▸ **Short problem**
Your task is to retype the lines from the opening of the material through the line that includes "W, H = 777, 486". Do not copy the pictures.

▸ **Data section**

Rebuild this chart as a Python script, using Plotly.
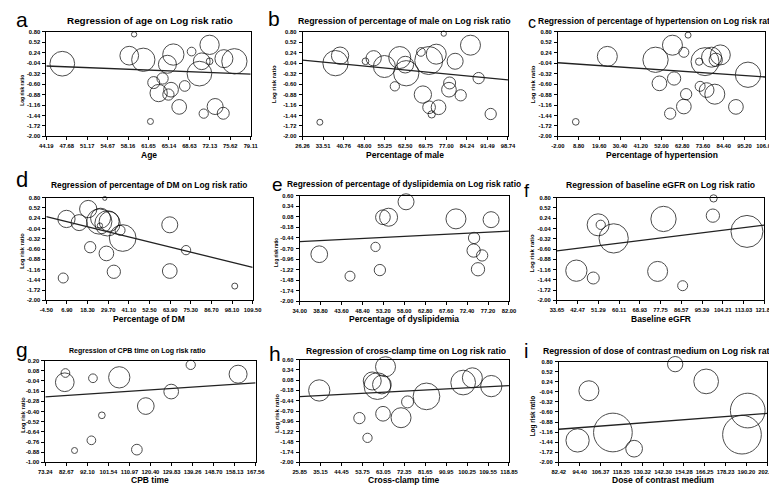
import plotly.graph_objects as go

W, H = 777, 486

# ---------------- data ----------------
titles = ["Regression of age on Log risk ratio",
          "Regression of percentage of male on Log risk ratio",
          "Regression of percentage of hypertension on Log risk ratio",
          "Regression of percentage of DM on Log risk ratio",
          "Regression of percentage of dyslipidemia on Log risk ratio",
          "Regression of baseline eGFR on Log risk ratio",
          "Regression of CPB time on Log risk ratio",
          "Regression of cross-clamp time on Log risk ratio",
          "Regression of dose of contrast medium on Log risk ratio"]
x_titles = ["Age", "Percentage of male", "Percentage of hypertension",
            "Percentage of DM", "Percentage of dyslipidemia", "Baseline eGFR",
            "CPB time", "Cross-clamp time", "Dose of contrast medium"]
letters = ["a", "b", "c", "d", "e", "f", "g", "h", "i"]

xt_a = ["44.19", "47.68", "51.17", "54.67", "58.16", "61.65", "65.14", "68.63", "72.13", "75.62", "79.11"]
xt_b = ["26.26", "33.51", "40.76", "48.00", "55.25", "62.50", "69.75", "77.00", "84.24", "91.49", "98.74"]
xt_c = ["-2.00", "8.80", "19.60", "30.40", "41.20", "52.00", "62.80", "73.60", "84.40", "95.20", "106.00"]
xt_d = ["-4.50", "6.90", "18.30", "29.70", "41.10", "52.50", "63.90", "75.30", "86.70", "98.10", "109.50"]
xt_e = ["34.00", "38.80", "43.60", "48.40", "53.20", "58.00", "62.80", "67.60", "72.40", "77.20", "82.00"]
xt_f = ["33.65", "42.47", "51.29", "60.11", "68.93", "77.75", "86.57", "95.39", "104.21", "113.03", "121.85"]
xt_g = ["73.24", "82.67", "92.10", "101.54", "110.97", "120.40", "129.83", "139.26", "148.70", "158.13", "167.56"]
xt_h = ["25.85", "35.15", "44.45", "53.75", "63.05", "72.35", "81.65", "90.95", "100.25", "109.55", "118.85"]
xt_i = ["82.42", "94.40", "106.37", "118.35", "130.32", "142.30", "154.28", "166.25", "178.23", "190.20", "202.18"]

yt_std = ["0.80", "0.52", "0.24", "-0.04", "-0.32", "-0.60", "-0.88", "-1.16", "-1.44", "-1.72", "-2.00"]
yt_eh = ["0.60", "0.34", "0.08", "-0.18", "-0.44", "-0.70", "-0.96", "-1.22", "-1.48", "-1.74", "-2.00"]
yt_g = ["0.20", "0.08", "-0.04", "-0.16", "-0.28", "-0.40", "-0.52", "-0.64", "-0.76", "-0.88", "-1.00"]

a_x = [46.92, 59.19, 58.36, 60.76, 61.98, 62.54, 63.38, 64.05, 65.05, 65.50, 64.88, 65.89, 66.89, 67.84, 69.01, 70.35, 70.74, 71.08, 72.08, 72.08, 73.03, 74.42, 74.53, 76.32]
a_y = [-0.055, 0.73, 0.16, 0.05, -1.60, -0.56, -0.84, -0.45, -0.88, -0.75, -0.07, 0.19, -1.21, -0.65, 0.27, -0.32, 0.01, -1.39, 0.45, 0.01, -1.20, -1.38, 0.08, 0.01]
a_w = [24.7, 5.3, 18.7, 23.3, 6, 12, 17.3, 11.3, 11.3, 14.7, 18, 21.3, 14.7, 10.7, 8.7, 24.7, 16.7, 9.3, 19.3, 6.7, 16, 12, 18, 25.3]

b_x = [32.36, 37.88, 39.49, 48.46, 51.34, 55.14, 58.82, 60.54, 62.50, 62.85, 68.02, 68.71, 70.78, 70.90, 71.82, 74.24, 73.43, 76.08, 78.15, 77.92, 80.10, 82.06, 85.51, 88.39, 92.64]
b_y = [-1.62, -0.04, 0.16, 0.01, 0.09, -0.13, -0.66, 0.11, -0.08, -0.31, 0.26, -0.88, 0.03, -1.22, -1.41, -1.22, 0.20, 0.75, -0.57, -0.75, 0.01, -0.90, 0.44, -0.44, -1.40]
b_w = [6, 25.3, 17.3, 6.7, 15.3, 22, 9.3, 22, 16.7, 25.3, 8.7, 17.3, 28, 12.7, 7.3, 14.7, 20, 5.3, 12, 14.7, 16, 11.3, 20, 11.3, 11.3]

c_x = [7.33, 23.77, 48.87, 50.90, 56.50, 57.68, 58.53, 63.62, 63.62, 64.81, 65.82, 71.59, 72.10, 74.64, 75.49, 78.04, 79.74, 82.61, 80.23, 90.74, 97.02]
c_y = [-1.61, 0.14, 0.05, -0.58, -1.39, 0.44, -0.45, 0.25, -1.20, -0.87, 0.71, 0.00, -0.66, 0.00, -0.76, 0.12, -0.87, 0.18, 0.05, -1.21, -0.35]
c_w = [6.7, 20, 25.3, 14.7, 11.3, 20, 13.3, 10, 14.7, 11.3, 6, 7.3, 10, 28, 14.7, 20, 20, 20, 13.3, 14.7, 25.3]

d_x = [4.84, 6.63, 13.63, 18.66, 19.74, 24.76, 25.12, 25.48, 27.8, 28.7, 29.3, 30.2, 32.8, 36.25, 37.7, 63.7, 63.7, 72.7, 99.6]
d_y = [-1.39, 0.22, 0.12, 0.49, -0.55, 0.15, 0.04, 0.24, 0.78, -0.72, 0.10, 0.15, -1.22, -0.09, -0.30, 0.06, -1.20, -0.63, -1.61]
d_w = [10, 17.3, 16, 17.3, 11.3, 25.3, 5.3, 20, 4, 14.7, 25.3, 20, 13.3, 10, 26.7, 16, 14.7, 9.3, 6]

e_x = [38.5, 45.55, 51.4, 52.4, 53.1, 54.4, 58.4, 69.85, 74.0, 73.9, 75.85, 74.9, 77.9]
e_y = [-0.84, -1.38, -0.66, -1.23, 0.07, 0.07, 0.45, 0.03, -0.44, -0.75, -0.87, -1.21, 0.01]
e_w = [16.7, 10, 9.3, 11.3, 14.7, 18, 16, 20, 11.3, 13.3, 11.3, 13.3, 16]

f_x = [41.94, 49.13, 51.2, 52.3, 57.8, 76.5, 79.0, 87.15, 100.3, 100.0, 114.5]
f_y = [-1.19, -1.39, 0.06, 0.06, -0.31, -1.21, 0.22, -1.60, 0.78, 0.31, -0.12]
f_w = [21.3, 12, 22, 9.3, 29.3, 20, 25.3, 10, 7.3, 13.3, 32]

g_x = [81.97, 82.26, 86.34, 93.9, 94.6, 98.6, 106.4, 114.3, 118.3, 129.7, 138.45, 159.7]
g_y = [-0.055, 0.054, -0.86, -0.74, -0.008, -0.445, 0.003, -0.85, -0.336, -0.165, 0.15, 0.04]
g_w = [18.7, 8.7, 6, 8.7, 8.7, 6.7, 21.3, 10.7, 16.7, 14.7, 9.3, 18]

h_x = [34.57, 52.4, 56.0, 58.1, 60.4, 62.4, 64.0, 62.9, 70.9, 73.8, 82.2, 98.5, 102.6, 111.0]
h_y = [-0.18, -0.88, -1.38, 0.06, -0.07, -0.03, 0.42, -0.77, -0.87, -0.47, -0.33, 0.02, 0.14, -0.07]
h_w = [21.3, 11.3, 9.3, 18, 26.7, 18.7, 20, 14.7, 20, 12, 26.7, 24.7, 20, 21.3]

i_x = [93.19, 99.7, 113.5, 125.7, 149.3, 167.1, 187.7, 191.0]
i_y = [-1.39, -0.01, -1.17, -1.62, 0.73, 0.25, -1.23, -0.56]
i_w = [23.3, 20, 38.7, 16.7, 15.3, 24.7, 38.7, 34.7]

# fitted regression line: y at the left and right ends of the x range
fit_start = [-0.116, 0.04, -0.03, 0.285, -0.53, -0.65, -0.227, -0.335, -1.08]
fit_end = [-0.334, -0.49, -0.41, -1.10, -0.27, 0.05, -0.063, -0.058, -0.64]

# ---------------- layout spec (pixels) ----------------
xs = [a_x, b_x, c_x, d_x, e_x, f_x, g_x, h_x, i_x]
ys = [a_y, b_y, c_y, d_y, e_y, f_y, g_y, h_y, i_y]
ws = [a_w, b_w, c_w, d_w, e_w, f_w, g_w, h_w, i_w]
xts = [xt_a, xt_b, xt_c, xt_d, xt_e, xt_f, xt_g, xt_h, xt_i]
yts = [yt_std, yt_std, yt_std, yt_std, yt_eh, yt_std, yt_g, yt_eh, yt_std]

# plot box: x0, x1, y0(top), y1(bottom)
boxes = [(32, 241, 21, 127), (294, 504, 21, 127), (555, 767, 21, 127),
         (32, 243, 189, 293), (291, 505, 187, 294), (554, 766, 189, 293),
         (31, 246, 354, 457), (291, 505, 353, 457), (556, 769, 355, 457)]
title_pos = [(138, 10, 9.9), (398, 10, 8.8), (657, 10, 8.5), (137, 176, 8.4), (398, 175, 8.4),
             (660, 176, 8.6), (125, 344, 7.0), (400, 344, 8.6), (659, 344, 8.7)]
xtitle_y = [146, 146, 146, 312, 312, 312, 475, 475, 475]
ytitle_pos = [(7, 80, 4.9), (265, 74, 6), (530, 74, 6), (7, 243, 5.6), (268, 245, 4.6),
              (529, 245, 6), (8, 409, 5.6), (268, 408, 6.2), (530, 410, 6.4)]
letter_pos = [(7, 9, 21), (265, 8, 21), (529, 12, 16), (7, 171, 22), (268, 176, 19),
              (523, 182, 18), (7, 343, 21), (266, 347, 21), (522, 344, 20)]

FONT = "Liberation Sans"
fig = go.Figure()
annotations = []

for k in range(9):
    ax = "" if k == 0 else str(k + 1)
    xv = [float(t) for t in xts[k]]
    yv = [float(t) for t in yts[k]]
    x0, x1, y0, y1 = boxes[k]
    fig.add_trace(go.Scatter(
        x=xs[k], y=ys[k], mode="markers", xaxis="x" + ax, yaxis="y" + ax,
        marker=dict(size=ws[k], color="rgba(0,0,0,0)",
                    line=dict(color="black", width=1)),
        cliponaxis=False, showlegend=False, hoverinfo="x+y"))
    fig.add_trace(go.Scatter(
        x=[xv[0], xv[-1]], y=[fit_start[k], fit_end[k]], mode="lines",
        xaxis="x" + ax, yaxis="y" + ax,
        line=dict(color="#222222", width=1.3), showlegend=False, hoverinfo="skip"))
    common = dict(showgrid=False, zeroline=False, showline=True, mirror=True,
                  linecolor="black", linewidth=1, ticks="outside", ticklen=3,
                  tickwidth=1, tickcolor="black",
                  tickfont=dict(family=FONT, size=5.8, color="black", weight="bold"))
    fig.layout["xaxis" + ax] = dict(
        common, domain=[x0 / W, x1 / W], range=[xv[0], xv[-1]],
        tickvals=xv, ticktext=xts[k], anchor="y" + ax, ticklabelstandoff=1)
    fig.layout["yaxis" + ax] = dict(
        common, domain=[1 - y1 / H, 1 - y0 / H], range=[yv[-1], yv[0]],
        tickvals=yv, ticktext=yts[k], anchor="x" + ax, ticklabelstandoff=1)
    # titles
    tx, ty, tsz = title_pos[k]
    annotations.append(dict(x=tx / W, y=1 - ty / H, xref="paper", yref="paper",
                            text="<b>" + titles[k] + "</b>", showarrow=False,
                            font=dict(family=FONT, size=tsz, color="black"),
                            xanchor="center", yanchor="middle"))
    annotations.append(dict(x=(x0 + x1) / 2 / W, y=1 - xtitle_y[k] / H, xref="paper", yref="paper",
                            text="<b>" + x_titles[k] + "</b>", showarrow=False,
                            font=dict(family=FONT, size=8.5, color="black"),
                            xanchor="center", yanchor="middle"))
    yx, yy, ysz = ytitle_pos[k]
    annotations.append(dict(x=yx / W, y=1 - yy / H, xref="paper", yref="paper",
                            text="<b>Log risk ratio</b>", showarrow=False, textangle=-90,
                            font=dict(family=FONT, size=ysz, color="black"),
                            xanchor="center", yanchor="middle"))
    lx, ly, lsz = letter_pos[k]
    annotations.append(dict(x=lx / W, y=1 - ly / H, xref="paper", yref="paper",
                            text=letters[k], showarrow=False,
                            font=dict(family=FONT, size=lsz, color="black"),
                            xanchor="center", yanchor="middle"))

fig.update_layout(width=W, height=H, margin=dict(l=0, r=0, t=0, b=0),
                  paper_bgcolor="white", plot_bgcolor="white",
                  annotations=annotations, showlegend=False)
fig.write_html("out.html")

▸ **Answer to the exercise**
Rebuild this chart as a Python script, using Plotly.
import plotly.graph_objects as go

W, H = 777, 486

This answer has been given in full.